Background: Dwarfism is a common severe growth disorder, but the etiology is unclear in the majority of cases. Recombinant human growth hormone may be a treatment option, but it has limited efficacy. The currently known laboratory assays do not meet the precision requirements for clinical diagnosis. Here, we have constructed a targeted next-generation sequencing (NGS) panel of selected genes that are suspected to be associated with dwarfism for genetic screening.
Methods: Genetic screening of 91 children with short stature of unknown etiology was performed with the help of the NGS panel. All the coding regions and exon-intron boundaries of 166 genes were included in the panel. To clarify the pathogenicity of these mutations, their clinical data were reviewed and analyzed.

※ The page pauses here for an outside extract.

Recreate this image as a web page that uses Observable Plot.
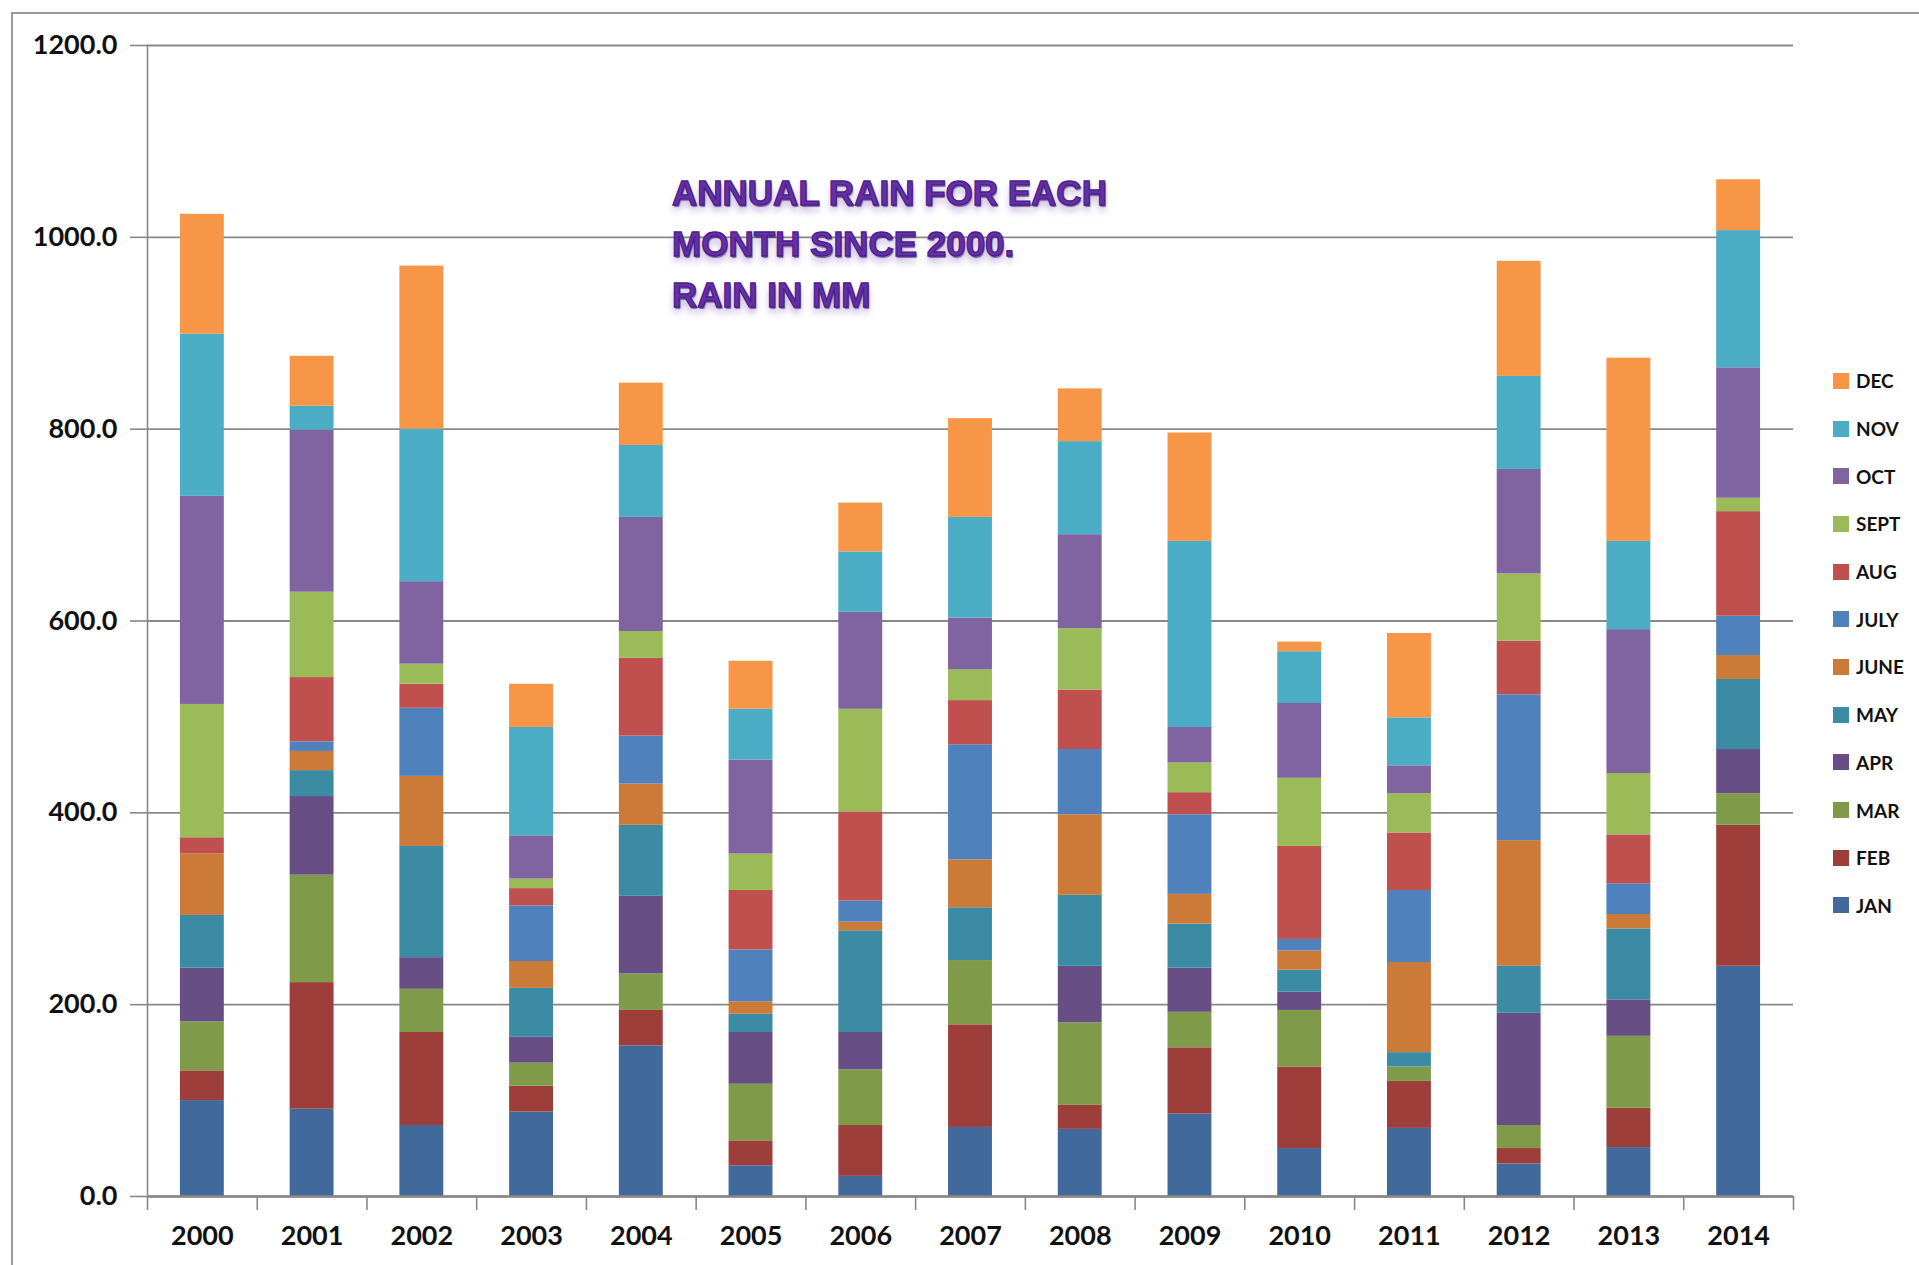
<!DOCTYPE html>
<html><head><meta charset="utf-8">
<script src="https://cdn.jsdelivr.net/npm/d3@7"></script>
<script src="https://cdn.jsdelivr.net/npm/@observablehq/plot@0.6"></script>
<style>
html,body{margin:0;padding:0;background:#fff;overflow:hidden}
#wrap{position:relative;width:1919px;height:1265px}
#border{position:absolute;left:11px;top:12px;right:-10px;bottom:-10px;border-top:2px solid #9a9a9a;border-left:2px solid #9a9a9a;pointer-events:none}
#chart{position:absolute;left:0;top:0}
#title{position:absolute;left:672px;top:167px;font:bold 35px "Liberation Sans",sans-serif;line-height:51px;color:#6330a8;
  -webkit-text-stroke:1.3px #4a2088;text-shadow:1px 2px 1px rgba(60,25,110,0.6),0 6px 7px rgba(120,80,180,0.45);white-space:nowrap}
#legend{position:absolute;left:1833px;top:357px;font:bold 19px Lato,sans-serif;color:#111}
#legend .item{display:flex;align-items:center;height:47.7px}
#legend .sw{width:16px;height:16px;margin-right:7px}
</style></head>
<body>
<div id="wrap">
  <div id="chart"></div>
  <div id="border"></div>
  <div id="title">ANNUAL RAIN FOR EACH<br>MONTH SINCE 2000.<br>RAIN IN MM</div>
  <div id="legend"></div>
</div>
<script>
const years = ["2000","2001","2002","2003","2004","2005","2006","2007","2008","2009","2010","2011","2012","2013","2014"];
const months = ["JAN","FEB","MAR","APR","MAY","JUNE","JULY","AUG","SEPT","OCT","NOV","DEC"];
const colors = ["#41699c","#9d3e3b","#7f9a48","#674f86","#3a8ba3","#cc7a37","#4f81bd","#c0504d","#9bbb59","#8064a2","#4bacc6","#f79646"];
const yTicks = [0,200,400,600,800,1000,1200];

const jan = [100, 91, 74, 88, 157, 32, 21, 72, 70, 86, 50, 71, 34, 51, 240];
const feb = [31, 132, 97, 27, 37, 26, 53, 107, 25, 69, 85, 49, 16, 41, 147];
const mar = [51, 112, 45, 24, 38, 59, 58, 67, 86, 37, 59, 15, 24, 75, 33];
const apr = [56, 82, 33, 27, 81, 54, 39, 0, 59, 46, 19, 0, 117, 38, 46];
const may = [55, 27, 116, 51, 74, 19, 106, 55, 74, 46, 23, 15, 49, 74, 73];
const jun = [64, 20, 73, 28, 43, 13, 9, 50, 84, 31, 20, 94, 131, 15, 25];
const jul = [0, 10, 71, 58, 50, 54, 22, 120, 68, 83, 12, 75, 152, 32, 41];
const aug = [17, 67, 25, 18, 81, 62, 93, 46, 62, 23, 97, 60, 56, 51, 109];
const sep = [139, 89, 21, 10, 28, 38, 107, 32, 64, 31, 71, 41, 70, 64, 14];
const oct = [217, 169, 86, 45, 119, 98, 101, 54, 98, 37, 78, 29, 109, 150, 136];
const nov = [169, 25, 159, 113, 75, 53, 63, 105, 97, 194, 54, 50, 97, 92, 143];
const dec = [125, 52, 170, 45, 65, 50, 51, 103, 55, 113, 10, 88, 120, 191, 53];

const series = [jan, feb, mar, apr, may, jun, jul, aug, sep, oct, nov, dec];
const data = [];
years.forEach((yr, i) => months.forEach((m, j) => data.push({year: yr, month: m, rain: series[j][i]})));

const W = 1919, H = 1265, mL = 147, mR = 126, mT = 45, mB = 69;
const step = (W - mL - mR) / years.length;
const gray = "#888888";

const chart = Plot.plot({
  width: W, height: H,
  marginLeft: mL, marginRight: mR, marginTop: mT, marginBottom: mB,
  style: {fontFamily: "Lato, sans-serif", fontWeight: "bold", color: "#111", background: "transparent", overflow: "visible"},
  x: {domain: years, paddingInner: 0.6, paddingOuter: 0.3, round: false, label: null},
  y: {domain: [0, 1200], label: null},
  color: {domain: months, range: colors},
  marks: [
    Plot.gridY(yTicks, {stroke: gray, strokeOpacity: 1, strokeWidth: 1.8}),
    Plot.barY(data, {x: "year", y: "rain", fill: "month"}),
    Plot.frame({anchor: "left", stroke: gray, strokeWidth: 1.6}),
    Plot.ruleY([0], {stroke: gray, strokeWidth: 2.5}),
    Plot.axisY(yTicks, {tickSize: 17, tickPadding: 13, tickFormat: d => d.toFixed(1), stroke: gray, strokeWidth: 1.6, fontSize: 27, label: null}),
    Plot.axisX({tickSize: 0, tickPadding: 29, fontSize: 27, label: null}),
    Plot.axisX({tickSize: 14, tickFormat: () => "", dx: -step / 2, stroke: gray, strokeWidth: 1.6, label: null}),
    Plot.axisX([years[years.length - 1]], {tickSize: 14, tickFormat: () => "", dx: step / 2, stroke: gray, strokeWidth: 1.6, label: null})
  ]
});
document.getElementById("chart").append(chart);

const legend = document.getElementById("legend");
months.slice().reverse().forEach(m => {
  const it = document.createElement("div");
  it.className = "item";
  const sw = document.createElement("span");
  sw.className = "sw";
  sw.style.background = colors[months.indexOf(m)];
  const tx = document.createElement("span");
  tx.textContent = m;
  it.append(sw, tx);
  legend.append(it);
});
</script>
</body></html>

Results: The assay identified p.A72G, p.I282V, and p.P491S variants of the PTPN11 gene and a p.I437T variant of the SOS1 gene in 4 cases with Noonan syndrome. A frameshift mutation (p.D2407fs) of the ACAN gene was identified in a case of idiopathic short stature with moderately advanced bone age. A p.R904C variant of the COL2A1 gene was found in a patient, who was accordingly diagnosed with Stickler syndrome. Severe short stature without limb deformity was associated with a p.G11A variant of HOXD13. In addition, we evaluated evidence that a p.D401N variant of the COMP gene may cause multiple epiphyseal dysplasia.
Conclusions: Our findings suggest that syndromes, particularly Noonan syndrome, may be overlooked due to atypical clinical features. This gene panel has been verified to be effective for the rapid screening of genetic etiologies associated with short stature and for guiding precision medicine-based clinical management.
Keywords: Next generation sequencing (NGS); Pathogenic genes; Short stature; Targeted panel; Unknown etiology.